Auch Dirk Dymarski als Mitar­beiter der Koor­di­nie­rungs­stelle der Selbst­ver­tre­tung wohnungs­loser Menschen e. V. schaute noch vorbei und stellte die Arbeit des Vereins vor, der im Verlauf des Projekts Wohnungs­lo­sen­treffen (das mitt­ler­weile schon mehr als fünf Jahre besteht) gegründet wurde. Er konnte von den viel­fäl­tigen Akti­vi­täten der Selbst­ver­tre­tung berichten, die durch Teilnahme an vielen Fachtagen und Tagungen zu den Themen Obdach­lo­sig­keit, Wohnungs­lo­sig­keit, Armuts­be­kämp­fung, sozialer und digitaler Teilhabe für arme Menschen in den Kreisen Sozialer Arbeit aber auch in der Politik auf Landes- und Bundes­ebene immer mehr an Beachtung findet.

Nach dem Mittag­essen (das vom Catering-Bereich der Jugend­werk­statt Weyhe als weiteren Bereich von Bethel im Norden orga­ni­siert wurde) zog die Runde weiter zum Besuch der Werk­eraus­bil­dung im Schul­ver­bund Freistatt, dem danach noch ein Ausflug zum Natur­schutz- und Land­schafts­schutz­be­trieb in Heimstatt folgte.

Dort infor­mierten Frank Simon (Bereichs­lei­tung des Schul­ver­bundes Freistatt) und Gero Enders (Natur­schutz- und Land­schafts­pflege Heimstatt) über den Ausbil­dungs­gang „Werker in der Land­wirt­schaft“, der im dortigen land­wirt­schaft­li­chen Betrieb angeboten wird.

Claus Freye und Frank Kruse konnten so dem Fach­aus­schuss Arbeit und beruf­liche Reha­bi­li­ta­tion der von Bodel­schwingh­schen Stif­tungen ein viel­fäl­tiges Angebot von Arbeits- und Beschäf­ti­gungs-Möglich­keiten für Menschen in der Region Freistatt vorstellen, die von den Einrich­tungen von Bethel im Norden unter­stützt werden.

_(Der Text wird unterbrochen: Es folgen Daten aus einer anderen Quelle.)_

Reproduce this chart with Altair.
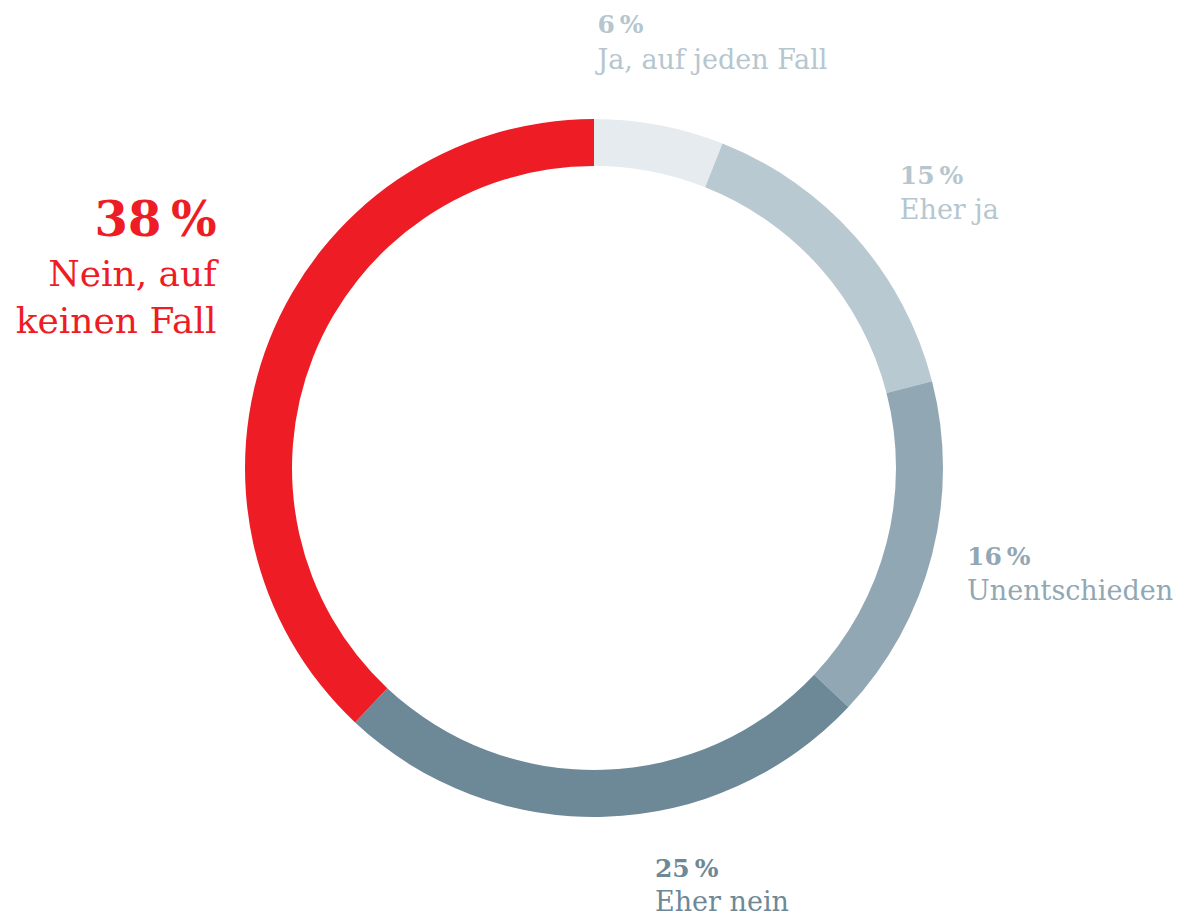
import math
import altair as alt
import pandas as pd

# ---- data ----
categories = ["Ja, auf jeden Fall", "Eher ja", "Unentschieden", "Eher nein", "Nein, auf keinen Fall"]
values = [6, 15, 16, 25, 38]
name_labels = ["Ja, auf jeden Fall", "Eher ja", "Unentschieden", "Eher nein", "Nein, auf|keinen Fall"]

# ---- styles ----
seg_colors = ["#e6ebef", "#b9c9d1", "#91a8b4", "#6d8896", "#ee1c24"]
txt_colors = ["#b6c6cf", "#b6c6cf", "#91a8b4", "#6d8896", "#ee1c24"]
FONT = "DejaVu Serif"

# table built from the arrays
cum = 0
rows = []
for i, (c, v, n) in enumerate(zip(categories, values, name_labels)):
    rows.append({"idx": i, "category": c, "value": v, "mid": cum + v / 2,
                 "pct": f"{v}\u202f%", "name": n})
    cum += v
df = pd.DataFrame(rows)

theta_scale = alt.Scale(domain=[0, 100], range=[0, 2 * math.pi])

arc = alt.Chart(df).mark_arc(innerRadius=302, outerRadius=349, stroke=None).encode(
    theta=alt.Theta("value:Q", stack=True, scale=theta_scale),
    color=alt.Color("category:N", scale=alt.Scale(domain=categories, range=seg_colors), legend=None),
    order=alt.Order("idx:Q"),
)

# per-label placement (offsets from the outer rim at each segment's mid-angle)
placement = [
    # align, pct dx, pct dy, name dy, pct size, name size, line height
    ("left", -62, -92, -56, 25, 27, 36),
    ("left", 44, -53, -18, 25, 27, 36),
    ("left", 35, 10, 45, 25, 27, 36),
    ("left", 50, 60, 94, 25, 27, 36),
    ("right", -53, -104, -54, 48, 36, 47),
]

layers = [arc]
for i, (align, dx, dy1, dy2, s1, s2, lh) in enumerate(placement):
    base = alt.Chart(df).transform_filter(alt.datum.idx == i)
    enc = dict(theta=alt.Theta("mid:Q", scale=theta_scale, stack=None), radius=alt.value(349))
    pct = base.mark_text(align=align, baseline="alphabetic", font=FONT, fontWeight="bold",
                         fontSize=s1, color=txt_colors[i], dx=dx, dy=dy1).encode(
        text="pct:N", **enc)
    name = base.mark_text(align=align, baseline="alphabetic", font=FONT, fontWeight="normal",
                          fontSize=s2, color=txt_colors[i], dx=dx, dy=dy2,
                          lineBreak="|", lineHeight=lh).encode(
        text="name:N", **enc)
    layers += [pct, name]

chart = alt.layer(*layers).resolve_scale(theta="independent").properties(
    width=1168, height=882,
    padding={"left": 2, "top": 19, "right": 0, "bottom": 8},
    autosize="none",
).configure_view(stroke=None)

chart.save("out.html", embed_options={"renderer": "svg", "actions": False})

Auch im Hinblick auf die touris­ti­schen Sehens­wür­dig­keiten der Gemeinden Freistatt und Heimstadt (Moor­ge­biet mit Krani­ch­rast, Feld­bahn­fahrten, Sinnes­garten und Plane­ten­pfad im weit­läu­figen Natur­schutz­ge­biet Frei­stätter Moor) können wir abschlie­ßend für unsere Besu­chenden postulieren:

Freistatt und 🐄 Heimstatt 🐑 sind mehr als nur eine Reise wert!